Aim => Transcribe all of the records word for word, but omit the pictures.

Listed records =>
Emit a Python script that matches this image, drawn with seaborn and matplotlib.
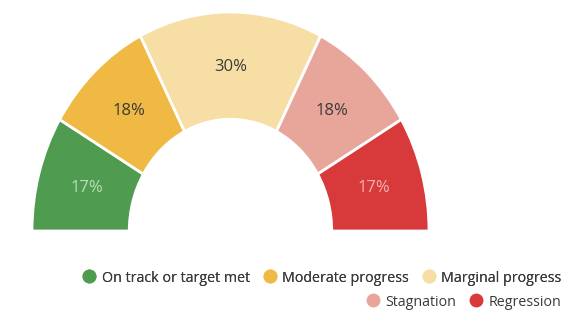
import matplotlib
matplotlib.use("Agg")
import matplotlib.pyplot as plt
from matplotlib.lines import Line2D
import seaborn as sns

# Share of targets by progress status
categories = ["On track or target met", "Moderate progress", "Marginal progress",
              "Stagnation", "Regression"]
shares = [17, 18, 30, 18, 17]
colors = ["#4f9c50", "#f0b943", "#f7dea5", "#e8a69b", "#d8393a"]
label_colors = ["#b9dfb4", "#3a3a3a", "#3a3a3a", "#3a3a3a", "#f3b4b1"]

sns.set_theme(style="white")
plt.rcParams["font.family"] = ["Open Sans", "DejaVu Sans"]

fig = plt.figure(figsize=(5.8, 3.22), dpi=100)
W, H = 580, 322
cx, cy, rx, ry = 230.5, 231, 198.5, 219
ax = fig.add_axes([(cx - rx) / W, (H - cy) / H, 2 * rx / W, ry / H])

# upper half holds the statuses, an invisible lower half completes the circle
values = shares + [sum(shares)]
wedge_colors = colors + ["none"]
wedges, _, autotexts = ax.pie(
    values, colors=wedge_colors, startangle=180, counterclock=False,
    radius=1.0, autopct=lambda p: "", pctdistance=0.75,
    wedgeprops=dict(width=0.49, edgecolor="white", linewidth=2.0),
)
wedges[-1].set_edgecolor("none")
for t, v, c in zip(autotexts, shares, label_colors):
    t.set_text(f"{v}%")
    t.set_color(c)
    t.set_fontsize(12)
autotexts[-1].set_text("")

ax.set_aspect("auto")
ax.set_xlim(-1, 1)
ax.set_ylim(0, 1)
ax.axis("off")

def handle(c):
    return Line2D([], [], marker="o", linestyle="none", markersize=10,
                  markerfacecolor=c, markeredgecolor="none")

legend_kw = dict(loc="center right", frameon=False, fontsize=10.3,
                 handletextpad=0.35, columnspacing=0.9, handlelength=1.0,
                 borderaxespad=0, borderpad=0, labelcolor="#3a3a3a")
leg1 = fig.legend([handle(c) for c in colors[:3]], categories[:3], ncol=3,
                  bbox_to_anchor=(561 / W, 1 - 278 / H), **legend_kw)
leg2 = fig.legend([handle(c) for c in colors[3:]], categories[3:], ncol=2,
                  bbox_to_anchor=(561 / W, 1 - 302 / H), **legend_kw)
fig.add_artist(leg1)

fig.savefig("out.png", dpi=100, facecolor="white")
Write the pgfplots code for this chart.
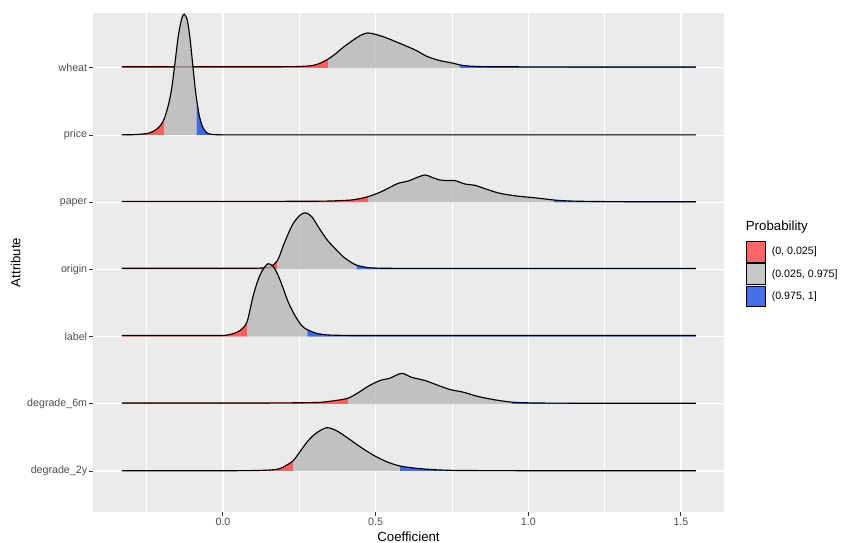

Task answer =>
Emit a Python script that matches this image, drawn with seaborn and matplotlib.
import matplotlib
matplotlib.use("Agg")
import matplotlib.pyplot as plt
from matplotlib.lines import Line2D
import seaborn as sns

# Share of targets by progress status
categories = ["On track or target met", "Moderate progress", "Marginal progress",
              "Stagnation", "Regression"]
shares = [17, 18, 30, 18, 17]
colors = ["#4f9c50", "#f0b943", "#f7dea5", "#e8a69b", "#d8393a"]
label_colors = ["#b9dfb4", "#3a3a3a", "#3a3a3a", "#3a3a3a", "#f3b4b1"]

sns.set_theme(style="white")
plt.rcParams["font.family"] = ["Open Sans", "DejaVu Sans"]

fig = plt.figure(figsize=(5.8, 3.22), dpi=100)
W, H = 580, 322
cx, cy, rx, ry = 230.5, 231, 198.5, 219
ax = fig.add_axes([(cx - rx) / W, (H - cy) / H, 2 * rx / W, ry / H])

# upper half holds the statuses, an invisible lower half completes the circle
values = shares + [sum(shares)]
wedge_colors = colors + ["none"]
wedges, _, autotexts = ax.pie(
    values, colors=wedge_colors, startangle=180, counterclock=False,
    radius=1.0, autopct=lambda p: "", pctdistance=0.75,
    wedgeprops=dict(width=0.49, edgecolor="white", linewidth=2.0),
)
wedges[-1].set_edgecolor("none")
for t, v, c in zip(autotexts, shares, label_colors):
    t.set_text(f"{v}%")
    t.set_color(c)
    t.set_fontsize(12)
autotexts[-1].set_text("")

ax.set_aspect("auto")
ax.set_xlim(-1, 1)
ax.set_ylim(0, 1)
ax.axis("off")

def handle(c):
    return Line2D([], [], marker="o", linestyle="none", markersize=10,
                  markerfacecolor=c, markeredgecolor="none")

legend_kw = dict(loc="center right", frameon=False, fontsize=10.3,
                 handletextpad=0.35, columnspacing=0.9, handlelength=1.0,
                 borderaxespad=0, borderpad=0, labelcolor="#3a3a3a")
leg1 = fig.legend([handle(c) for c in colors[:3]], categories[:3], ncol=3,
                  bbox_to_anchor=(561 / W, 1 - 278 / H), **legend_kw)
leg2 = fig.legend([handle(c) for c in colors[3:]], categories[3:], ncol=2,
                  bbox_to_anchor=(561 / W, 1 - 302 / H), **legend_kw)
fig.add_artist(leg1)

fig.savefig("out.png", dpi=100, facecolor="white")
Write the pgfplots code for this chart.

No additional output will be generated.